A Youth Conference took place on 3 July in Berlin attended by Heads of State and Government from 16 Member States as well as European Commission President José Manuel Barroso and European Commissioner for Employment, Social Affairs and Inclusion László Andor. Meetings between Heads of Public Employment Services and ministers were held. A follow-up Heads of State and Government conference will take place in Paris on 12 November.
A high-level conference under the patronage of Commissioner Andor on the implementation of the Youth Guarantee is due to take place in Spring 2014.
Since the beginning of the current financial period 2007-2013, young people have been among the specific target groups of the ESF in all Member States. In some cases more money has been mobilised for them since the outbreak of the crisis. Nearly €600 million has been re-allocated to specific actions for the most vulnerable groups - among them young people – in areas of education, access to employment, guidance, practical training in companies and prevention.
On the Commission’s initiative, Action Teams composed of national and Commission officials were set up in February 2012 with the eight Member States with the – at the time - highest levels of youth unemployment, namely Greece, Ireland, Italy, Latvia, Lithuania, Portugal, Slovakia and Spain. The Action Teams were tasked with further mobilising EU structural funding (including from the European Social Fund) still available in the 2007-2013 programming period to support job opportunities for young people and to facilitate SME access to finance.
Encouraging results were reported in June: 1.14 million young people were to be helped with €3.7 billion from the ESF resources re-allocated to specific actions for youth and €1.19 billion already committed to projects. Work has continued over the summer both to implement decisions already taken and to readjust programmes where still needed, namely in Spain and Lithuania. The Commission will again take stock of implementation on the ground in December 2013.
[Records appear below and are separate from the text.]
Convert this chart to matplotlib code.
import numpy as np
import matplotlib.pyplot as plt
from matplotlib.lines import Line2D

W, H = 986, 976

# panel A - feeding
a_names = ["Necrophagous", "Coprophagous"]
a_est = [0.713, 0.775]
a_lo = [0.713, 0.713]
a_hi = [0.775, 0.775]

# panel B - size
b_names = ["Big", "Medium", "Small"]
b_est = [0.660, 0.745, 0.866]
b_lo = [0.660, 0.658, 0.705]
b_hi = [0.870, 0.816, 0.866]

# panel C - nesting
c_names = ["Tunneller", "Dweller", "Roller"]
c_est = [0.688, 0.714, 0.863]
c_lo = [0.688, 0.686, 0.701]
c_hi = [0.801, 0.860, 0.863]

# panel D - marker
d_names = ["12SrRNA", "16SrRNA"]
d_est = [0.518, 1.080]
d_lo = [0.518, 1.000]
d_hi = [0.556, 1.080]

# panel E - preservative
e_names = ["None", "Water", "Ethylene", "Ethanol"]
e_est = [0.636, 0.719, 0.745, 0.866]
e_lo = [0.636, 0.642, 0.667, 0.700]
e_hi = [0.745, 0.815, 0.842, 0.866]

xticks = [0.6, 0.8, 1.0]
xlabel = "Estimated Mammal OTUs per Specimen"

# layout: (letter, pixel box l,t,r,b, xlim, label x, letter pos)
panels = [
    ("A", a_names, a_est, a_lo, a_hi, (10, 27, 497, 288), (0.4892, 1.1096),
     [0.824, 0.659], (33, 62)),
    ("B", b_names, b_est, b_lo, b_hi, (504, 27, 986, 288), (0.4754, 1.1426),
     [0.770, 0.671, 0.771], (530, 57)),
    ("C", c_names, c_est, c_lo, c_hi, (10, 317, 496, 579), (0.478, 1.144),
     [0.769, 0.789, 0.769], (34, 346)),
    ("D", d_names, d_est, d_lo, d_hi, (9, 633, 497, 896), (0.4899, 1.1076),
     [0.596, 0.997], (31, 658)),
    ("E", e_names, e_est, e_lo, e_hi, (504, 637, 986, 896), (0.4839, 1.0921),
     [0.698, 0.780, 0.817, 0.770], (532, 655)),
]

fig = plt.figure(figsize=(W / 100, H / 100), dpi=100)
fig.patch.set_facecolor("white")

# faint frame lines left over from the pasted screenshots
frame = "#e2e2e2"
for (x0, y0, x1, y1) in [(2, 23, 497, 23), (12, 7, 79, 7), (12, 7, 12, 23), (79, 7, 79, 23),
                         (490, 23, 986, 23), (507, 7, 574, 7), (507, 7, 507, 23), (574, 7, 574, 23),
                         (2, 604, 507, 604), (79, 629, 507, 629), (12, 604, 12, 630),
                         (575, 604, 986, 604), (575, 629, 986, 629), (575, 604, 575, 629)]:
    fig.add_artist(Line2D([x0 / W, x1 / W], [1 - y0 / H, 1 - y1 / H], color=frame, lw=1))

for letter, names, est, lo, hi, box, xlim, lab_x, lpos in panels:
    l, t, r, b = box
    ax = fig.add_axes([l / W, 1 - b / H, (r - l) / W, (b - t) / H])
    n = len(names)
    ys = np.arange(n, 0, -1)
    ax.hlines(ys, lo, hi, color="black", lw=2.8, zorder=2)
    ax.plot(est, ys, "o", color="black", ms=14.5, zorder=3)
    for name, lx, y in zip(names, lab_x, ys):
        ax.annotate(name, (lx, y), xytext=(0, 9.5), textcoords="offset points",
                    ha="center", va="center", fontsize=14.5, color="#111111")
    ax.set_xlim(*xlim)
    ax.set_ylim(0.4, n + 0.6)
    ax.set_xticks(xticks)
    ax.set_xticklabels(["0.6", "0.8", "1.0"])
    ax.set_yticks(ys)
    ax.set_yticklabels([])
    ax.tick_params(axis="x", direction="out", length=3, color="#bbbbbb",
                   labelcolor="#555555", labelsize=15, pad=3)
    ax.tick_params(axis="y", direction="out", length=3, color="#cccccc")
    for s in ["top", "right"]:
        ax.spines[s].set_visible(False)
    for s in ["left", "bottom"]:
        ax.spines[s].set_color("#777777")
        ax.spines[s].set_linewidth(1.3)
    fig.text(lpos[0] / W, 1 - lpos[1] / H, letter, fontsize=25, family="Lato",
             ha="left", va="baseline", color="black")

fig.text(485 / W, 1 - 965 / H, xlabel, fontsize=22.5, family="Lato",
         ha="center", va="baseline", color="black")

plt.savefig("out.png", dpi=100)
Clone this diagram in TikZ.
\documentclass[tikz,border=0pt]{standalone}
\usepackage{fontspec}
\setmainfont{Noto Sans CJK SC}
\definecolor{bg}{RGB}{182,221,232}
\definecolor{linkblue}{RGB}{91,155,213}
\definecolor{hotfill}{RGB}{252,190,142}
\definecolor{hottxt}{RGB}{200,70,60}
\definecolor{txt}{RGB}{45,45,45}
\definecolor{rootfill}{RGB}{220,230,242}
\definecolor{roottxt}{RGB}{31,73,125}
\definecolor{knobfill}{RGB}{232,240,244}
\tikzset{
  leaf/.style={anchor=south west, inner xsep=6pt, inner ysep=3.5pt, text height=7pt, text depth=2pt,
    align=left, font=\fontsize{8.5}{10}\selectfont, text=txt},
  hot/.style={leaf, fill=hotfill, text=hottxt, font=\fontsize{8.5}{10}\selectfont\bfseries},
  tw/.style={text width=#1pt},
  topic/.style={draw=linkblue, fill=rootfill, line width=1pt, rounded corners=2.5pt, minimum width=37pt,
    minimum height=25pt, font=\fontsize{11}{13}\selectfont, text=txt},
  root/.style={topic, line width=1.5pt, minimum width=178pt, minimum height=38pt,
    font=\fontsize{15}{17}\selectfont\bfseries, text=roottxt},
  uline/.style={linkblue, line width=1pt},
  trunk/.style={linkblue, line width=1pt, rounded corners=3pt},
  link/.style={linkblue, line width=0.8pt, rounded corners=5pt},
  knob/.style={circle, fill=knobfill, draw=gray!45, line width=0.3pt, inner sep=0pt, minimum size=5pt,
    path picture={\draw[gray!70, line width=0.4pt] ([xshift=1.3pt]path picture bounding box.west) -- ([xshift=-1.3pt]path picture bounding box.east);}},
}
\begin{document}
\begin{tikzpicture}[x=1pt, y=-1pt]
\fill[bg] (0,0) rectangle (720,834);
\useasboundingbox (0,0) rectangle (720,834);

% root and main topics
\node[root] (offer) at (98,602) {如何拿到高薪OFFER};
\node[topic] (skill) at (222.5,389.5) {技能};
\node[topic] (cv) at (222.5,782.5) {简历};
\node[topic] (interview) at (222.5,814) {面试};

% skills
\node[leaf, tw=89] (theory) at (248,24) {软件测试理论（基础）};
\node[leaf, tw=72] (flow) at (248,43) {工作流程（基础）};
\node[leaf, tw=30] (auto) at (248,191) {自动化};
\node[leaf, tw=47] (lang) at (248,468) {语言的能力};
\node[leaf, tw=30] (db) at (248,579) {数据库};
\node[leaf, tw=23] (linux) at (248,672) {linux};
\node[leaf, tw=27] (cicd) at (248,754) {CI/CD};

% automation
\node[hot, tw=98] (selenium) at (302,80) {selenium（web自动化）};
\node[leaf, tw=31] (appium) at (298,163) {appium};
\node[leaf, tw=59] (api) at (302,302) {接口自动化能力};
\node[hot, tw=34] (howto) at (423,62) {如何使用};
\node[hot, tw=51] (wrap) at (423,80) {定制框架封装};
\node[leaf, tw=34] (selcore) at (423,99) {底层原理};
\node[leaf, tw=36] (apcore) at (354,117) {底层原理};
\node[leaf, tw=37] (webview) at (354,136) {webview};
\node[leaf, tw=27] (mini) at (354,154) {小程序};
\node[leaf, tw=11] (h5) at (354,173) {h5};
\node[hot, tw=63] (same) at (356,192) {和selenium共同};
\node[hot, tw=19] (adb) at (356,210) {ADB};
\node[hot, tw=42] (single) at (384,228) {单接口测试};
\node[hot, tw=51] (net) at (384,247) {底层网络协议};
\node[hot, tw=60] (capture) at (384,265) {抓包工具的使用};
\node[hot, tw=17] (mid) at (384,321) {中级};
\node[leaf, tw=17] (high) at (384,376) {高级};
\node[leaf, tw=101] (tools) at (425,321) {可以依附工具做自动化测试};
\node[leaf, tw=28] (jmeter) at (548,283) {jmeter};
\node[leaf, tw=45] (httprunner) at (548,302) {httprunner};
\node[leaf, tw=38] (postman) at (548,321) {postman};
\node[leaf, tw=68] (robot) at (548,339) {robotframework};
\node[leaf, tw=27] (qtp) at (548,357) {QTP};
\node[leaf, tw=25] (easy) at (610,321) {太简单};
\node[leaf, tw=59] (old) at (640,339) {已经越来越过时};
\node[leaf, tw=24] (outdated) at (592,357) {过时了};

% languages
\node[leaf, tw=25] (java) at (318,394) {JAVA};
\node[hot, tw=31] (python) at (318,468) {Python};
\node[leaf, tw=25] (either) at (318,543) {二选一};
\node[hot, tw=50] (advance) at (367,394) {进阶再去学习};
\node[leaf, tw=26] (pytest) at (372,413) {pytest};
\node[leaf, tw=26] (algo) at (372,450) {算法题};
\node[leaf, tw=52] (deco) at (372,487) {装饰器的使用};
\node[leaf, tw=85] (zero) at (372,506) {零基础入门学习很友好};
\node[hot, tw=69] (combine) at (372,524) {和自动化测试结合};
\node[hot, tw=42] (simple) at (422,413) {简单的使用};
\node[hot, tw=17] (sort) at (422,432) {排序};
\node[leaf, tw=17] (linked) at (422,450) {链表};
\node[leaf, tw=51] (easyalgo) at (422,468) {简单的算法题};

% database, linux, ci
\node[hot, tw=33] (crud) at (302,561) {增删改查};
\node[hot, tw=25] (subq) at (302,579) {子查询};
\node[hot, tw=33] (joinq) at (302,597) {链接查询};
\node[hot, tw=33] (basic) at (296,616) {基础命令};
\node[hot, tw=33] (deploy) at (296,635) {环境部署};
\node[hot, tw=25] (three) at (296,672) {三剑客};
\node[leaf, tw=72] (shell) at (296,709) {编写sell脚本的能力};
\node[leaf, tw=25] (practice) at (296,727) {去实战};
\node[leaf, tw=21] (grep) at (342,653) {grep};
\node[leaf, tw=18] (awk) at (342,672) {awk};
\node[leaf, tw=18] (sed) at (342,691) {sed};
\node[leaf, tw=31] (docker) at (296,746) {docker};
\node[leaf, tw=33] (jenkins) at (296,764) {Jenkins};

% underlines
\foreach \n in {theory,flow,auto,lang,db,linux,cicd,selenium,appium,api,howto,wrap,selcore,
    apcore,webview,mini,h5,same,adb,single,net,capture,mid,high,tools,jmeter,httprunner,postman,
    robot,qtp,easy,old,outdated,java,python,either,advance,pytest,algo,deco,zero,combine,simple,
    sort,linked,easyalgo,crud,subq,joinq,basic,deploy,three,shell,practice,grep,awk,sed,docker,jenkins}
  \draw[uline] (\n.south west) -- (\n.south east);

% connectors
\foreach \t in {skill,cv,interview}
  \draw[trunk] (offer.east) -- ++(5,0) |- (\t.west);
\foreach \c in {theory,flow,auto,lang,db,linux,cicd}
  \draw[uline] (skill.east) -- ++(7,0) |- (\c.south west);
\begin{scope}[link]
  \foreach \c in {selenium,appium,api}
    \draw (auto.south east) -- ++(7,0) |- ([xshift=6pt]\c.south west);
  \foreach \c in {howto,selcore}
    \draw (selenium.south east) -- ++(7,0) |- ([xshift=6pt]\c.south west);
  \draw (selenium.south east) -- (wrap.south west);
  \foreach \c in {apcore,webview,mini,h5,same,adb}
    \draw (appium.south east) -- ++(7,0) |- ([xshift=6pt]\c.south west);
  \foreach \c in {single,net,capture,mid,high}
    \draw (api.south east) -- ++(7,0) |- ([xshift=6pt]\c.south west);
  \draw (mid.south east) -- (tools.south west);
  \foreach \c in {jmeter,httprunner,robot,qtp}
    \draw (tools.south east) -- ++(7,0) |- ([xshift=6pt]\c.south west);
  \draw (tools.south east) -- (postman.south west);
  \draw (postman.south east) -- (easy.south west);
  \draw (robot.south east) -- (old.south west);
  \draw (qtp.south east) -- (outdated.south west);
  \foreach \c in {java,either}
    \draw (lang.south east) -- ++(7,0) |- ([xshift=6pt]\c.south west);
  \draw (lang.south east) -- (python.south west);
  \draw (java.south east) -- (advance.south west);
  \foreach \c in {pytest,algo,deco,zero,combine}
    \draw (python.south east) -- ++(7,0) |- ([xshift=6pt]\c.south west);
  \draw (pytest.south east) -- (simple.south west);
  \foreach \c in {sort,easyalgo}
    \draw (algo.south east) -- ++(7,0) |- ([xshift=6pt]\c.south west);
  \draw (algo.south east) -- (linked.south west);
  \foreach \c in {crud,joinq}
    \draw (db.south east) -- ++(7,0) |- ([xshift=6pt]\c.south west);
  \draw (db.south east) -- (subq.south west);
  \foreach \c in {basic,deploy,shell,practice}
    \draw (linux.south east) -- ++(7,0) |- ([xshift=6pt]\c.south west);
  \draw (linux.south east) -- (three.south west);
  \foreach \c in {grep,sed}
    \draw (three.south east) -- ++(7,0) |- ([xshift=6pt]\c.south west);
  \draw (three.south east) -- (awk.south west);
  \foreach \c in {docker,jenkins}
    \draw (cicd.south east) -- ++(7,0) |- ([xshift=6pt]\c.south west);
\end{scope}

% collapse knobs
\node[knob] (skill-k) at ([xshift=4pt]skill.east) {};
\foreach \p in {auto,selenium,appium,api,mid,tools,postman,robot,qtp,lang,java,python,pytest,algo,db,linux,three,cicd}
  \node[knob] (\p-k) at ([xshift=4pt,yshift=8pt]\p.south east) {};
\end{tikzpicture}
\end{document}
Country Specific Recommendations
The Country Specific Recommendations for 2013, proposed by the Commission in May 2013 and adopted by the EU's Council of Ministers in July as part of the so-called European Semester, the EU's yearly economic policy-making cycle, urged 20 Member States to take urgent steps to combat youth unemployment. These steps include active labour market policies, reinforcement of public employment services, support for training and apprenticeship schemes and combating early school leaving, all of which can contribute to the delivery of the Youth Guarantee. 12 Member States were directly urged to implement the Youth Guarantee. The Recommendations also urged Member States to look at ways to tackle the segmentation of labour markets where older, established employees enjoying very good terms and conditions of employment but young people are either jobless or only employed on short-term contracts.
Transition from school to work
Effective vocational education and training systems, in particular those that include a strong work-based learning component, facilitate the transition of young people from education to work. This is why on 2 July, the Commission launched a European Alliance for Apprenticeships to improve the quality and supply of apprenticeships across the EU and change mind-sets towards apprenticeship-type learning (see IP/13/634). The Alliance is supported by the first-ever joint Declaration by the European Commission, the Presidency of the EU's Council of Ministers and European level trade union and employer organisations (the European Trade Union Confederation - ETUC, BusinessEurope, the European Centre of Employers and Enterprises providing Public services - CEEP and the European Association of Craft, Small and Medium Sized Enterprises - UEAPME).The Commission urges Member States to include apprenticeship reform as part of their implementation of the Youth Guarantee Plans, and use EU funding and available technical expertise to improve their systems where need be.
So that young people can acquire high quality work experience under safe conditions and to increase their employability, in December the Commission will also present a proposal related to a Quality Framework for Traineeships. The Commission will urge the Council to adopt recommendations based on the proposal early in 2014 – in line with the June European Council conclusions.
The Commission also helps young people to find a job by facilitating labour mobility, in particular by making young people aware of job opportunities in other EU countries. The EURES job search network gives access to over 1.4 million job vacancies and nearly 31 000 registered employers to find talented mobile job-seekers.
The EURES job search network is currently being revamped to make it more user-friendly, and a EURES Charter to provide commonly agreed EU guidance for national EURES delivery measures will be tabled before the end of this year. The Commission is working to strengthen EURES services to job-seekers and employers (see IP/12/1262, MEMO/12/896, MEMO/12/897) and a further proposal is due to be presented before the end of 2013.
The Commission's Your first EURES job mobility scheme is a pilot project to test the effectiveness of tailor-made services combined with financial support to help young people aged 18-30 to find a job in other Member States (minimum 6 months contract in accordance with national labour law). It provides information, a job search function, recruitment and job placement support. It finances language courses or other training needs and travel expenses for young job applicants (for job interviews and job settlement in other EU countries). It also provides a contribution to an integration programme in the case of recruitment by an SME.
Under the next MFF, the new Programme for Employment and Social Innovation (EaSI) will provide additional direct funding of between €5 and €9 million a year to support this type of targeted scheme (see MEMO/13/628). Small-scale initiatives will be developed to deal with vacancies in certain occupations, sectors or Member States through tailor-made recruitment campaigns, facilitating intra-EU job matching. Youth employment will remain a key priority.
In view of the scale of the challenge the onus will be on Member States – working through their Employment Services with the possibility of using ESF funding – and employers to step up their financial support for employment through intra-EU mobility, drawing on the experience of Your First EURES Job.
How does the European Social Fund already support young people?
The European Social Fund, currently worth more than €10 billion per year has provided targeted support for youth employment since long before the crisis, and has been vital in tackling the current rise in youth unemployment.